§ **Information provided**
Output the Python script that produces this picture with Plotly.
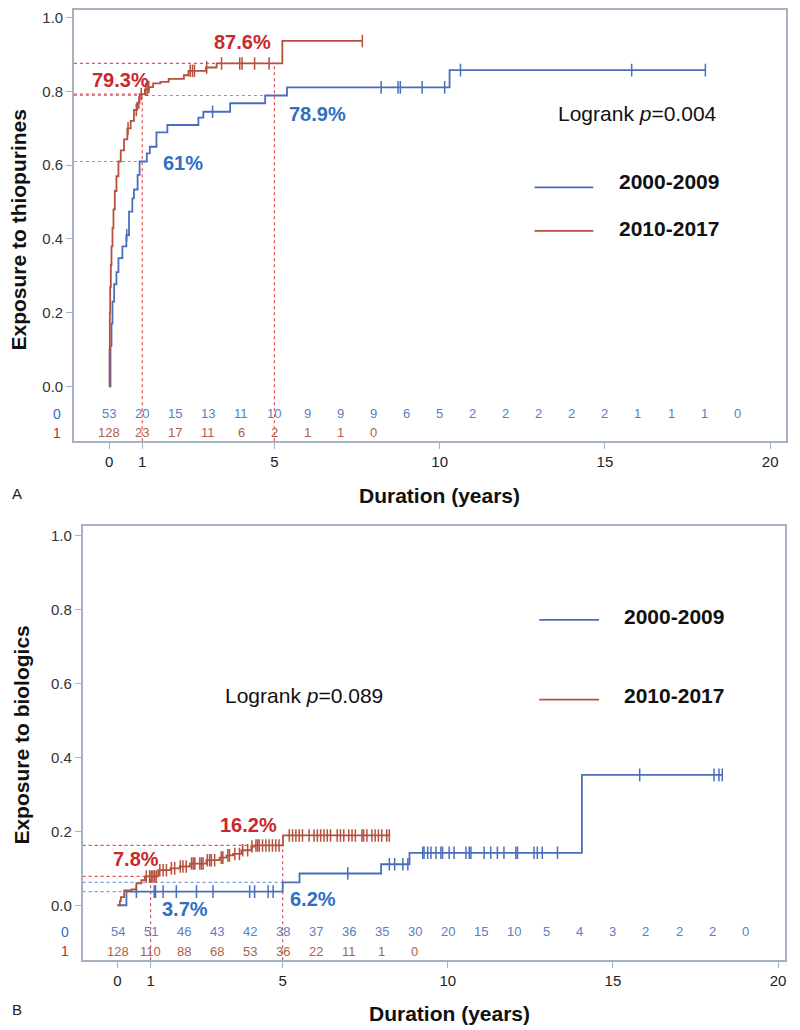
import plotly.graph_objects as go

# ---------------- DATA ----------------
# Panel A: thiopurines (cumulative exposure, step functions)
thio_2000_t = [0, 0.04, 0.07, 0.10, 0.15, 0.22, 0.28, 0.40, 0.52, 0.60, 0.70, 0.75, 0.86, 0.92,
               1.14, 1.23, 1.43, 1.76, 2.70, 2.85, 3.66, 4.72, 5.38, 10.30]
thio_2000_s = [0, 0.11, 0.17, 0.23, 0.277, 0.31, 0.348, 0.38, 0.41, 0.474, 0.51, 0.534, 0.574, 0.61,
               0.632, 0.65, 0.689, 0.709, 0.729, 0.745, 0.768, 0.789, 0.811, 0.858]
thio_2000_end = 18.04
thio_2000_cens = [0.53, 3.13, 8.23, 8.74, 8.81, 9.47, 10.15, 10.63, 15.81, 18.04]

thio_2010_t = [0, 0.01, 0.02, 0.03, 0.05, 0.07, 0.10, 0.13, 0.17, 0.22, 0.28, 0.35, 0.45, 0.55,
               0.65, 0.75, 0.85, 0.92, 1.08, 1.20, 1.33, 1.55, 1.80, 2.26, 2.40, 2.93, 3.25, 5.24]
thio_2010_s = [0, 0.10, 0.20, 0.27, 0.33, 0.38, 0.43, 0.48, 0.53, 0.57, 0.61, 0.64, 0.67, 0.70,
               0.72, 0.75, 0.77, 0.793, 0.805, 0.812, 0.822, 0.826, 0.834, 0.844, 0.856, 0.865, 0.876, 0.937]
thio_2010_end = 7.66
thio_2010_cens = [0.57, 0.82, 0.90, 0.97, 1.10, 1.15, 1.20, 2.45, 2.52, 2.58, 2.95, 3.40, 3.95,
                  4.02, 4.40, 4.84, 7.66]

thio_risk_x = list(range(20))
thio_risk_2000 = [53, 20, 15, 13, 11, 10, 9, 9, 9, 6, 5, 2, 2, 2, 2, 2, 1, 1, 1, 0]
thio_risk_2010 = [128, 23, 17, 11, 6, 2, 1, 1, 0]

# Panel B: biologics
bio_2000_t = [0, 0.27, 5.00, 5.51, 7.98, 8.84, 14.06]
bio_2000_s = [0, 0.037, 0.062, 0.086, 0.111, 0.142, 0.353]
bio_2000_end = 18.31
bio_2000_cens = [0.57, 1.11, 1.15, 1.38, 1.78, 2.39, 2.89, 4.00, 4.15, 4.56, 4.71, 6.97, 8.23, 8.39,
                 8.64, 8.79, 9.24, 9.28, 9.39, 9.49, 9.64, 9.79, 9.84, 10.04, 10.19, 10.55, 10.65,
                 10.70, 11.10, 11.30, 11.50, 11.70, 12.06, 12.11, 12.61, 12.71, 12.86, 13.32,
                 15.81, 18.06, 18.21, 18.31]

bio_2010_t = [0, 0.07, 0.10, 0.20, 0.42, 0.57, 0.72, 0.83, 1.23, 1.60, 1.88, 2.19, 2.69, 3.09,
              3.30, 3.50, 3.75, 4.05, 4.15, 5.01]
bio_2010_s = [0, 0.011, 0.022, 0.040, 0.043, 0.059, 0.068, 0.078, 0.095, 0.100, 0.105, 0.113,
              0.122, 0.129, 0.135, 0.139, 0.149, 0.159, 0.162, 0.189]
bio_2010_end = 8.23
bio_2010_cens = [0.87, 0.97, 1.02, 1.07, 1.12, 1.17, 1.28, 1.38, 1.48, 1.63, 1.73, 1.90, 1.98,
                 2.08, 2.24, 2.29, 2.34, 2.49, 2.54, 2.59, 2.72, 2.79, 2.84, 2.94, 3.14, 3.19,
                 3.34, 3.39, 3.55, 3.69, 3.79, 3.94, 4.07, 4.19, 4.24, 4.29, 4.39, 4.49, 4.59,
                 4.69, 4.79, 4.89, 5.20, 5.30, 5.40, 5.50, 5.60, 5.80, 5.95, 6.05, 6.15, 6.25,
                 6.35, 6.45, 6.65, 6.75, 6.85, 7.00, 7.10, 7.20, 7.40, 7.45, 7.55, 7.70, 7.80,
                 7.90, 8.00, 8.15, 8.23]

bio_risk_x = list(range(20))
bio_risk_2000 = [54, 51, 46, 43, 42, 38, 37, 36, 35, 30, 20, 15, 10, 5, 4, 3, 2, 2, 2, 0]
bio_risk_2010 = [128, 110, 88, 68, 53, 36, 22, 11, 1, 0]

# Landmark estimates (time, value, label)
thio_marks_2000 = [(1, 0.61, "61%"), (5, 0.789, "78.9%")]
thio_marks_2010 = [(1, 0.793, "79.3%"), (5, 0.876, "87.6%")]
bio_marks_2000 = [(1, 0.037, "3.7%"), (5, 0.062, "6.2%")]
bio_marks_2010 = [(1, 0.078, "7.8%"), (5, 0.162, "16.2%")]

group_names = ["2000-2009", "2010-2017"]
x_ticks = [0, 1, 5, 10, 15, 20]
y_ticks = [0.0, 0.2, 0.4, 0.6, 0.8, 1.0]

# ---------------- STYLE ----------------
FONT = "Liberation Sans, Arial, sans-serif"
BLUE = "#4A6EBE"
RED = "#B5503C"
BLUE_TXT = "#2F70C4"
RED_TXT = "#C9282C"
BLUE_RISK = "#5C7DC2"
RED_RISK = "#B0604E"
FRAME = "#A4B2C2"
RED_DOT = "#E2504E"
BLUE_DOT = "#6F9FE2"

OFF = 8            # default page body margin
FW, FH = 800 - OFF, 1030 - OFF


def px_x(px):
    return min(1.0, max(0.0, (px - OFF) / FW))


def px_y(py):
    return min(1.0, max(0.0, 1 - (py - OFF) / FH))


def step_val(ts, ss, x):
    v = ss[0]
    for t, s in zip(ts, ss):
        if t <= x:
            v = s
    return v


fig = go.Figure()

panels = [
    dict(xa="x", ya="y", xd=[px_x(74), px_x(787)], yd=[px_y(440), px_y(8)],
         xr=[-1.067, 20.48], yr=[-0.1486, 1.021],
         c2000=(thio_2000_t, thio_2000_s, thio_2000_end, thio_2000_cens),
         c2010=(thio_2010_t, thio_2010_s, thio_2010_end, thio_2010_cens),
         rx=thio_risk_x, r2000=thio_risk_2000, r2010=thio_risk_2010,
         m2000=thio_marks_2000, m2010=thio_marks_2010,
         ytitle="Exposure to thiopurines", ytitle_x=19, ytitle_y=228,
         xtitle_x=440, xtitle_y=494, letter="A", letter_y=492,
         rowlab_x=57, risk_y=(-0.074, -0.126),
         logrank=("Logrank <i>p</i>=0.004", 15.98, 0.74),
         leg_line=(12.87, 14.65), leg_text_x=15.38, leg_y=((0.540, 0.556), (0.422, 0.429)),
         lab2000=[(2.23, 0.607), (6.31, 0.74)], lab2010=[(0.33, 0.832), (4.04, 0.934)]),
    dict(xa="x2", ya="y2", xd=[px_x(82.7), px_x(786)], yd=[px_y(960), px_y(525)],
         xr=[-1.058, 20.21], yr=[-0.1486, 1.027],
         c2000=(bio_2000_t, bio_2000_s, bio_2000_end, bio_2000_cens),
         c2010=(bio_2010_t, bio_2010_s, bio_2010_end, bio_2010_cens),
         rx=bio_risk_x, r2000=bio_risk_2000, r2010=bio_risk_2010,
         m2000=bio_marks_2000, m2010=bio_marks_2010,
         ytitle="Exposure to biologics", ytitle_x=22, ytitle_y=734,
         xtitle_x=450, xtitle_y=1013, letter="B", letter_y=1009,
         rowlab_x=65, risk_y=(-0.072, -0.124),
         logrank=("Logrank <i>p</i>=0.089", 5.66, 0.568),
         leg_line=(12.77, 14.58), leg_text_x=15.28, leg_y=((0.773, 0.781), (0.557, 0.568)),
         lab2000=[(2.04, -0.009), (5.92, 0.018)], lab2010=[(0.57, 0.126), (3.95, 0.216)]),
]

annotations = []
shapes = []
layout_axes = {}


def ann(**kw):
    d = dict(showarrow=False, xanchor="center", yanchor="middle")
    d.update(kw)
    annotations.append(d)


for i, p in enumerate(panels):
    xa, ya = p["xa"], p["ya"]
    sfx = "" if i == 0 else str(i + 1)
    layout_axes["xaxis" + sfx] = dict(
        domain=p["xd"], range=p["xr"], anchor=ya, tickmode="array", tickvals=x_ticks,
        ticktext=[str(v) for v in x_ticks], ticks="outside", ticklen=6, tickwidth=1.3,
        tickcolor=FRAME, showline=True, linecolor=FRAME, linewidth=1.5, mirror=True,
        showgrid=False, zeroline=False, tickfont=dict(family=FONT, size=15, color="#222"))
    layout_axes["yaxis" + sfx] = dict(
        domain=p["yd"], range=p["yr"], anchor=xa, tickmode="array", tickvals=y_ticks,
        ticktext=["%.1f" % v for v in y_ticks], ticks="outside", ticklen=6, tickwidth=1.3,
        tickcolor=FRAME, showline=True, linecolor=FRAME, linewidth=1.5, mirror=True,
        showgrid=False, zeroline=False, tickfont=dict(family=FONT, size=15, color="#333"))

    x_left, y_bot = p["xr"][0], p["yr"][0]

    # reference dotted lines
    for (tm, val, _), col in [(m, BLUE_DOT) for m in p["m2000"]] + [(m, RED_DOT) for m in p["m2010"]]:
        shapes.append(dict(type="line", xref=xa, yref=ya, x0=x_left, x1=tm, y0=val, y1=val,
                           line=dict(color=col, width=1.2, dash="dot"), layer="below"))
    for tm, val, _ in p["m2010"]:
        shapes.append(dict(type="line", xref=xa, yref=ya, x0=tm, x1=tm, y0=y_bot, y1=val,
                           line=dict(color=RED_DOT, width=1.2, dash="dot"), layer="below"))

    # curves
    for key, col, name in [("c2000", BLUE, group_names[0]), ("c2010", RED, group_names[1])]:
        ts, ss, end, cens = p[key]
        fig.add_trace(go.Scatter(x=ts + [end], y=ss + [ss[-1]], mode="lines",
                                 line=dict(color=col, width=1.8, shape="hv"),
                                 xaxis=xa, yaxis=ya, showlegend=False, name=name))
        fig.add_trace(go.Scatter(x=cens, y=[step_val(ts, ss, c) for c in cens], mode="markers",
                                 marker=dict(symbol="line-ns", size=9,
                                             line=dict(color=col, width=1.5)),
                                 xaxis=xa, yaxis=ya, showlegend=False, hoverinfo="skip"))

    # landmark labels
    for (tm, val, lab), (lx, ly) in zip(p["m2000"], p["lab2000"]):
        ann(x=lx, y=ly, xref=xa, yref=ya, text="<b>%s</b>" % lab,
            font=dict(family=FONT, size=20, color=BLUE_TXT))
    for (tm, val, lab), (lx, ly) in zip(p["m2010"], p["lab2010"]):
        ann(x=lx, y=ly, xref=xa, yref=ya, text="<b>%s</b>" % lab,
            font=dict(family=FONT, size=20, color=RED_TXT))

    # number at risk
    for xv, n in zip(p["rx"], p["r2000"]):
        ann(x=xv, y=p["risk_y"][0], xref=xa, yref=ya, text=str(n),
            font=dict(family=FONT, size=13, color=BLUE_RISK))
    for xv, n in zip(p["rx"], p["r2010"]):
        ann(x=xv, y=p["risk_y"][1], xref=xa, yref=ya, text=str(n),
            font=dict(family=FONT, size=13, color=RED_RISK))
    ann(x=px_x(p["rowlab_x"]), y=p["risk_y"][0], xref="paper", yref=ya, text="0",
        font=dict(family=FONT, size=14, color=BLUE_TXT))
    ann(x=px_x(p["rowlab_x"]), y=p["risk_y"][1], xref="paper", yref=ya, text="1",
        font=dict(family=FONT, size=14, color=RED_TXT))

    # logrank
    txt, lx, ly = p["logrank"]
    ann(x=lx, y=ly, xref=xa, yref=ya, text=txt, font=dict(family=FONT, size=21, color="#111"))

    # legend
    for (line_y, text_y), col, name in zip(p["leg_y"], [BLUE, RED], group_names):
        shapes.append(dict(type="line", xref=xa, yref=ya, x0=p["leg_line"][0], x1=p["leg_line"][1],
                           y0=line_y, y1=line_y, line=dict(color=col, width=1.8)))
        ann(x=p["leg_text_x"], y=text_y, xref=xa, yref=ya, xanchor="left",
            text="<b>%s</b>" % name, font=dict(family=FONT, size=21, color="#111"))

    # axis titles and panel letter
    ann(x=px_x(p["ytitle_x"]), y=px_y(p["ytitle_y"]), xref="paper", yref="paper",
        text="<b>%s</b>" % p["ytitle"], textangle=-90,
        font=dict(family=FONT, size=21, color="#111"))
    ann(x=px_x(p["xtitle_x"]), y=px_y(p["xtitle_y"]), xref="paper", yref="paper",
        text="<b>Duration (years)</b>", font=dict(family=FONT, size=21, color="#111"))
    ann(x=0.002, y=px_y(p["letter_y"]), xref="paper", yref="paper", text=p["letter"],
        xanchor="left", font=dict(family=FONT, size=15, color="#222"))

fig.update_layout(width=FW, height=FH, margin=dict(l=0, r=0, t=0, b=0),
                  paper_bgcolor="white", plot_bgcolor="white", showlegend=False,
                  annotations=annotations, shapes=shapes, **layout_axes)

fig.write_html("out.html")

§ **Exercise requirements**
Print the data above verbatim from the first line through the line holding "thio_risk_2010 = [128, 23, 17, 11, 6, 2, 1, 1, 0]", leaving every picture out.

§ **Finished exercise**
Output the Python script that produces this picture with Plotly.
import plotly.graph_objects as go

# ---------------- DATA ----------------
# Panel A: thiopurines (cumulative exposure, step functions)
thio_2000_t = [0, 0.04, 0.07, 0.10, 0.15, 0.22, 0.28, 0.40, 0.52, 0.60, 0.70, 0.75, 0.86, 0.92,
               1.14, 1.23, 1.43, 1.76, 2.70, 2.85, 3.66, 4.72, 5.38, 10.30]
thio_2000_s = [0, 0.11, 0.17, 0.23, 0.277, 0.31, 0.348, 0.38, 0.41, 0.474, 0.51, 0.534, 0.574, 0.61,
               0.632, 0.65, 0.689, 0.709, 0.729, 0.745, 0.768, 0.789, 0.811, 0.858]
thio_2000_end = 18.04
thio_2000_cens = [0.53, 3.13, 8.23, 8.74, 8.81, 9.47, 10.15, 10.63, 15.81, 18.04]

thio_2010_t = [0, 0.01, 0.02, 0.03, 0.05, 0.07, 0.10, 0.13, 0.17, 0.22, 0.28, 0.35, 0.45, 0.55,
               0.65, 0.75, 0.85, 0.92, 1.08, 1.20, 1.33, 1.55, 1.80, 2.26, 2.40, 2.93, 3.25, 5.24]
thio_2010_s = [0, 0.10, 0.20, 0.27, 0.33, 0.38, 0.43, 0.48, 0.53, 0.57, 0.61, 0.64, 0.67, 0.70,
               0.72, 0.75, 0.77, 0.793, 0.805, 0.812, 0.822, 0.826, 0.834, 0.844, 0.856, 0.865, 0.876, 0.937]
thio_2010_end = 7.66
thio_2010_cens = [0.57, 0.82, 0.90, 0.97, 1.10, 1.15, 1.20, 2.45, 2.52, 2.58, 2.95, 3.40, 3.95,
                  4.02, 4.40, 4.84, 7.66]

thio_risk_x = list(range(20))
thio_risk_2000 = [53, 20, 15, 13, 11, 10, 9, 9, 9, 6, 5, 2, 2, 2, 2, 2, 1, 1, 1, 0]
thio_risk_2010 = [128, 23, 17, 11, 6, 2, 1, 1, 0]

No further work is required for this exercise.